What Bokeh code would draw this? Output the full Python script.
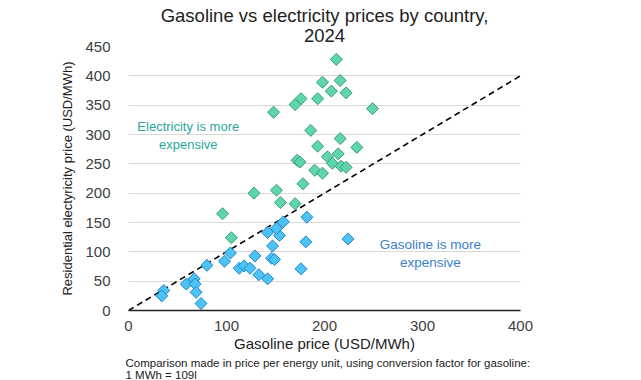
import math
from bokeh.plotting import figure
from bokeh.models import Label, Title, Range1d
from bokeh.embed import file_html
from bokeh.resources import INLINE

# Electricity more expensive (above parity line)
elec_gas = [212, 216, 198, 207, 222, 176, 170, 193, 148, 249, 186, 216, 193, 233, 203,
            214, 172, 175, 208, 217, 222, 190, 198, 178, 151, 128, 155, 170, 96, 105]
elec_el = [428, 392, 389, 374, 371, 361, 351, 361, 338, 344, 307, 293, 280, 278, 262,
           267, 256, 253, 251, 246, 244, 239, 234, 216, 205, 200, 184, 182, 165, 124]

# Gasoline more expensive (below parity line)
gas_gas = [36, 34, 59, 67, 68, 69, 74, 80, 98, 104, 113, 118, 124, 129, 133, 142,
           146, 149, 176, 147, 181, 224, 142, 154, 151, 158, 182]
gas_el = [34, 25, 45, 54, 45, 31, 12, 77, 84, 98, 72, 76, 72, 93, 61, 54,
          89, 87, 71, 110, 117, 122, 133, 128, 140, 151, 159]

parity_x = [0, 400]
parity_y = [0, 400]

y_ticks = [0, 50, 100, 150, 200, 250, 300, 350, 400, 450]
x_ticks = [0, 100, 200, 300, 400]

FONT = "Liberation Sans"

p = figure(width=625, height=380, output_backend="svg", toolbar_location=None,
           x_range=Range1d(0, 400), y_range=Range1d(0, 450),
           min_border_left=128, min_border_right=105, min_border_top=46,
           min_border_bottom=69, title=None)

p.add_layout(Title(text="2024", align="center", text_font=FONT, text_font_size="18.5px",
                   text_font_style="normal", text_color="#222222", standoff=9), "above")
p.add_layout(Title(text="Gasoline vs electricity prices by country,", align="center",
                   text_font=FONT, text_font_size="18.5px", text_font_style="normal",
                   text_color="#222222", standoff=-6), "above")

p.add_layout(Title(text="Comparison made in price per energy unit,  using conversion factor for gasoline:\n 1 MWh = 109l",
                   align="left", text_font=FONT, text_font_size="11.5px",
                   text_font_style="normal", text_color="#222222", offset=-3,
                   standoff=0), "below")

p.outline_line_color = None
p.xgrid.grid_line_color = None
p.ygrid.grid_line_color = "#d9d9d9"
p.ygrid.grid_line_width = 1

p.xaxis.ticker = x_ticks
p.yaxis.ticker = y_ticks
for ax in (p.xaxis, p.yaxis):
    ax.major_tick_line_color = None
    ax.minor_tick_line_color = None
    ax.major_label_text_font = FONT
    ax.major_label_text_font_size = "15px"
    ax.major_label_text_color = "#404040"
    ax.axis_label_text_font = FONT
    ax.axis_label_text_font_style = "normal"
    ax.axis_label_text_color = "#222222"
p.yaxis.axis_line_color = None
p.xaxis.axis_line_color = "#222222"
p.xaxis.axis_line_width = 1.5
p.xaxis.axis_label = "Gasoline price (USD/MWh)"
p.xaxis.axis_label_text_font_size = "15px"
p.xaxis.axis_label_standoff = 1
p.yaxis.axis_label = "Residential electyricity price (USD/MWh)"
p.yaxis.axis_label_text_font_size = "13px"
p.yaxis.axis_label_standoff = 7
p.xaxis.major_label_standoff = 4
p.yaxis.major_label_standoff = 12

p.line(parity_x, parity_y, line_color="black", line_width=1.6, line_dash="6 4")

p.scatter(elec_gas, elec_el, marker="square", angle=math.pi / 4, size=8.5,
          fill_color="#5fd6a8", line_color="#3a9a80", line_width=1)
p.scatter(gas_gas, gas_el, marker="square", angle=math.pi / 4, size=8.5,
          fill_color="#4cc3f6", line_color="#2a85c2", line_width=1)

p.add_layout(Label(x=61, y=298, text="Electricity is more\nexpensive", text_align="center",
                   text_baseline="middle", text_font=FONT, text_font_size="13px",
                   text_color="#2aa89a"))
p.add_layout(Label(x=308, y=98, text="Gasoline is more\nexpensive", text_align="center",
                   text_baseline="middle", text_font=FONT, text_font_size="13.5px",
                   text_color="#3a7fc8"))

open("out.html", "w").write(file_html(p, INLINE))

· · · · ·

* **Required work**
Write out, word for word, the lines from the start of the data through the one holding "min_border_bottom=69, title=None)". Omit pictures.

* **Answer to this task**
What Bokeh code would draw this? Output the full Python script.
import math
from bokeh.plotting import figure
from bokeh.models import Label, Title, Range1d
from bokeh.embed import file_html
from bokeh.resources import INLINE

# Electricity more expensive (above parity line)
elec_gas = [212, 216, 198, 207, 222, 176, 170, 193, 148, 249, 186, 216, 193, 233, 203,
            214, 172, 175, 208, 217, 222, 190, 198, 178, 151, 128, 155, 170, 96, 105]
elec_el = [428, 392, 389, 374, 371, 361, 351, 361, 338, 344, 307, 293, 280, 278, 262,
           267, 256, 253, 251, 246, 244, 239, 234, 216, 205, 200, 184, 182, 165, 124]

# Gasoline more expensive (below parity line)
gas_gas = [36, 34, 59, 67, 68, 69, 74, 80, 98, 104, 113, 118, 124, 129, 133, 142,
           146, 149, 176, 147, 181, 224, 142, 154, 151, 158, 182]
gas_el = [34, 25, 45, 54, 45, 31, 12, 77, 84, 98, 72, 76, 72, 93, 61, 54,
          89, 87, 71, 110, 117, 122, 133, 128, 140, 151, 159]

parity_x = [0, 400]
parity_y = [0, 400]

y_ticks = [0, 50, 100, 150, 200, 250, 300, 350, 400, 450]
x_ticks = [0, 100, 200, 300, 400]

FONT = "Liberation Sans"

p = figure(width=625, height=380, output_backend="svg", toolbar_location=None,
           x_range=Range1d(0, 400), y_range=Range1d(0, 450),
           min_border_left=128, min_border_right=105, min_border_top=46,
           min_border_bottom=69, title=None)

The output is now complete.